LUXEMBOURG: A major data-sharing deal between the EU and US is 'invalid' given the spying revelations in the Edward Snowden scandal, the top EU court's main legal adviser said Wednesday in a case brought against Facebook.
European Union member states also have the power to suspend the transfer of information with the United States, the advocate general of the European Court of Justice said in the landmark opinion.
The case stems from a complaint against Internet giant Facebook lodged at Ireland's data protection authority by Austrian law student Max Schrems, focusing on a decision by the European Commission.
That data sharing deal between Facebook and the US "is invalid," said the advocate general's recommendation.
The recommendation must now be followed by a ruling by the court, but judges often follow the findings of their legal adviser.
Schrems welcomed the opinion in a tweet.
"Yay! ... Safe Harbour is invalid," he said, adding that Ireland's data protection authority now "has a duty to investigate" US data privacy practices.
Schrems argued that a major EU-US agreement called Safe Harbour, which allows thousands of companies to transfer European data to US servers, no longer guarantees the privacy of European residents.
"Where systemic deficiencies are found in the third country to which the personal data is transferred, the Member States must be able to take the measures necessary to safeguard their fundamental rights," the EU court statement said.

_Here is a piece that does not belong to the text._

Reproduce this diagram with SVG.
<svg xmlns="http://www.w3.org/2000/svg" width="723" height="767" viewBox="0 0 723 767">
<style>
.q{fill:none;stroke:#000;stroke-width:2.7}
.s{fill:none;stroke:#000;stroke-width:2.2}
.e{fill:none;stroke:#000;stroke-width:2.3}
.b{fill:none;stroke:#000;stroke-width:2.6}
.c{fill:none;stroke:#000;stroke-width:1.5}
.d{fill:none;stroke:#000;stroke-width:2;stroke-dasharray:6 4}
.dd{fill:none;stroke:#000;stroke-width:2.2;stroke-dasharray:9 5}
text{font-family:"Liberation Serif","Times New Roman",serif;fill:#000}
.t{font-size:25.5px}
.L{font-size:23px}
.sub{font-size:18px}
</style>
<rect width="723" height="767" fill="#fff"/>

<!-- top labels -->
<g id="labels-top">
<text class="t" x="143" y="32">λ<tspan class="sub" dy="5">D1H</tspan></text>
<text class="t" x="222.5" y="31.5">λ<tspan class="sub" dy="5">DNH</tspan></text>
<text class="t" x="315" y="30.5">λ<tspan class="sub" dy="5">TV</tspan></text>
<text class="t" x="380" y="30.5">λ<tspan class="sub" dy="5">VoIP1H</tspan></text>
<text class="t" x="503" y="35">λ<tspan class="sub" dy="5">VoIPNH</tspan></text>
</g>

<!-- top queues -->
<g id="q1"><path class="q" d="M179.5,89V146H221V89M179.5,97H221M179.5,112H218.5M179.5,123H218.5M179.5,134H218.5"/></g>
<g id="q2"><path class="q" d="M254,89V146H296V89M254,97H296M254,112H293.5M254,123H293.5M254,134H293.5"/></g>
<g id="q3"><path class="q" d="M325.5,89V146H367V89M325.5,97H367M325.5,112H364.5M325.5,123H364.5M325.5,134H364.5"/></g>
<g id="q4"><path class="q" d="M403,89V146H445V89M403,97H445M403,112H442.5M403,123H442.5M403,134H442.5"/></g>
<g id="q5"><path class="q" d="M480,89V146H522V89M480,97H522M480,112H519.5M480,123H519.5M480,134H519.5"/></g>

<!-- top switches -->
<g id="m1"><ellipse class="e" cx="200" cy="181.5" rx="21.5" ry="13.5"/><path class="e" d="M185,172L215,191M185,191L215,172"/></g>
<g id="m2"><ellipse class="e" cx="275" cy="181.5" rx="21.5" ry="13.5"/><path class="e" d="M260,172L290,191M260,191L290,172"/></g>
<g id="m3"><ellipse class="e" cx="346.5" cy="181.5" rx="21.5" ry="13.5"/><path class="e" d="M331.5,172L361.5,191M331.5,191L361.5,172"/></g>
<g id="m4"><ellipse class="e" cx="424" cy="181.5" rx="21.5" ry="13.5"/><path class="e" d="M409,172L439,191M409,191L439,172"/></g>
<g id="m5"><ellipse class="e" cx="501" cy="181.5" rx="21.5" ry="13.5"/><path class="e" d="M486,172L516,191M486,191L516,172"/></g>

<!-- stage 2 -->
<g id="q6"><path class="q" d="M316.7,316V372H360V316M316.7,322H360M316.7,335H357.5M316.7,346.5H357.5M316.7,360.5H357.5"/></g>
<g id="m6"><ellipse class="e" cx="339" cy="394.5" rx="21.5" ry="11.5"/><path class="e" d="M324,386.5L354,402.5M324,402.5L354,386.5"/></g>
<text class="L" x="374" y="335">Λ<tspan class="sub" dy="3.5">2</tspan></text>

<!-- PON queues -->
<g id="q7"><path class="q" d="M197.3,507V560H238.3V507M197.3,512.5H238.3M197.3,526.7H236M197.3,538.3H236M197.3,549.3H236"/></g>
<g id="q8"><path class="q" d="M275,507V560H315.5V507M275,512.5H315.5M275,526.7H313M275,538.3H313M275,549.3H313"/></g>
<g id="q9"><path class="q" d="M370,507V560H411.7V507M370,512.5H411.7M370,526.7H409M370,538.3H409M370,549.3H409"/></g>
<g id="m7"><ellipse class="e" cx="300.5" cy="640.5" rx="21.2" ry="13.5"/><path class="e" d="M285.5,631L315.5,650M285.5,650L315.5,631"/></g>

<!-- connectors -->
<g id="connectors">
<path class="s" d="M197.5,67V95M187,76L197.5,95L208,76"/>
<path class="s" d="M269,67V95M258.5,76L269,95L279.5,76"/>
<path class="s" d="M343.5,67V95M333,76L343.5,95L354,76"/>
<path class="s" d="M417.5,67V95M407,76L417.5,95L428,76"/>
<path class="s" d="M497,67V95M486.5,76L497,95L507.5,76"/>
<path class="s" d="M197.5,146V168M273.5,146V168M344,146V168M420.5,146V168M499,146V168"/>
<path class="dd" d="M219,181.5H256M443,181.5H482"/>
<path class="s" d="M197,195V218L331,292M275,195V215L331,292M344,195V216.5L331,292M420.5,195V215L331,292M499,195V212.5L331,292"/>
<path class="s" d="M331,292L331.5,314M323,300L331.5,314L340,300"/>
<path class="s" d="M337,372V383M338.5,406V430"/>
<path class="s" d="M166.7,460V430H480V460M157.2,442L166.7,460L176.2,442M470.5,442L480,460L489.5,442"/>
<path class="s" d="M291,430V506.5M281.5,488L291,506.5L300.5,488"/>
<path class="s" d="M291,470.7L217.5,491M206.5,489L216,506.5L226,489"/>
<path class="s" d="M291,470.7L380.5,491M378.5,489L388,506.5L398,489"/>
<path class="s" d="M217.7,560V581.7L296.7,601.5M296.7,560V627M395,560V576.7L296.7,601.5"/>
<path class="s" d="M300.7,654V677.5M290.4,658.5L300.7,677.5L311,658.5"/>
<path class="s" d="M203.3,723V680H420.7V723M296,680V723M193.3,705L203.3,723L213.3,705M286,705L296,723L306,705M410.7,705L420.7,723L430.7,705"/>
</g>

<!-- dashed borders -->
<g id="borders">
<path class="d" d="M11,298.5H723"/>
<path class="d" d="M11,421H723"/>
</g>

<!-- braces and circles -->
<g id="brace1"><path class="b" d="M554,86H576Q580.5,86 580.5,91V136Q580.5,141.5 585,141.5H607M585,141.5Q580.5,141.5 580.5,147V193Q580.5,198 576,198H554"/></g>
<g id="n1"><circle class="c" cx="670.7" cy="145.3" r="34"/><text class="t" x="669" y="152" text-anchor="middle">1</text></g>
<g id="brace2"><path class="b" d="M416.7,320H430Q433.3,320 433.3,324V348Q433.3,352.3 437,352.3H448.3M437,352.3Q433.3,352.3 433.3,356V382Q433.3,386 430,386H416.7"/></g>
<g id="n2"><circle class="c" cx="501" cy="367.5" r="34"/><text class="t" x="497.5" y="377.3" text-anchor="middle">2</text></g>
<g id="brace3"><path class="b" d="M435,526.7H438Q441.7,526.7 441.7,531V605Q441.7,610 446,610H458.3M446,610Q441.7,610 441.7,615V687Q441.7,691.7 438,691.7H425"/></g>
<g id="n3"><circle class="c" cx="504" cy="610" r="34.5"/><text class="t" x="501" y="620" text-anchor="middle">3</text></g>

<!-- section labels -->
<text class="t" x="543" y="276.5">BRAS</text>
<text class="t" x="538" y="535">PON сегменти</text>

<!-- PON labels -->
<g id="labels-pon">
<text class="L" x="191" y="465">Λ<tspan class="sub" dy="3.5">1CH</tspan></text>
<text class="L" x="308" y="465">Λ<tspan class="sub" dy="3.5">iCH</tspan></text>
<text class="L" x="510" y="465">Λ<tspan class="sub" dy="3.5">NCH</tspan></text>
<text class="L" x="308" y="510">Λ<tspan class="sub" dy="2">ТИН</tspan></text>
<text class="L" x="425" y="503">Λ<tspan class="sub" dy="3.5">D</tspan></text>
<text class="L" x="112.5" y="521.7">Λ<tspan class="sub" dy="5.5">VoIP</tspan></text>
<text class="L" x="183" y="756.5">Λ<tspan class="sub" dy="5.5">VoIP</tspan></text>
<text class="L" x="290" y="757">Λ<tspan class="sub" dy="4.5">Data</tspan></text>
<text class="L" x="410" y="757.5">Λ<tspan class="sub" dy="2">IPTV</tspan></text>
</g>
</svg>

Snowden's revelations showed that the US National Security Agency used Silicon Valley giants Apple, Google and Facebook to gather user data.
The adviser, lawyer Yves Bot, overwhelmingly backed up Schrems' accusation.
The evidence leaked by Snowden showed that "the law and practice of the United States allow the large-scale collection of the personal data of citizens of the EU which is transferred, without those citizens benefiting from effective judicial protection," the statement said.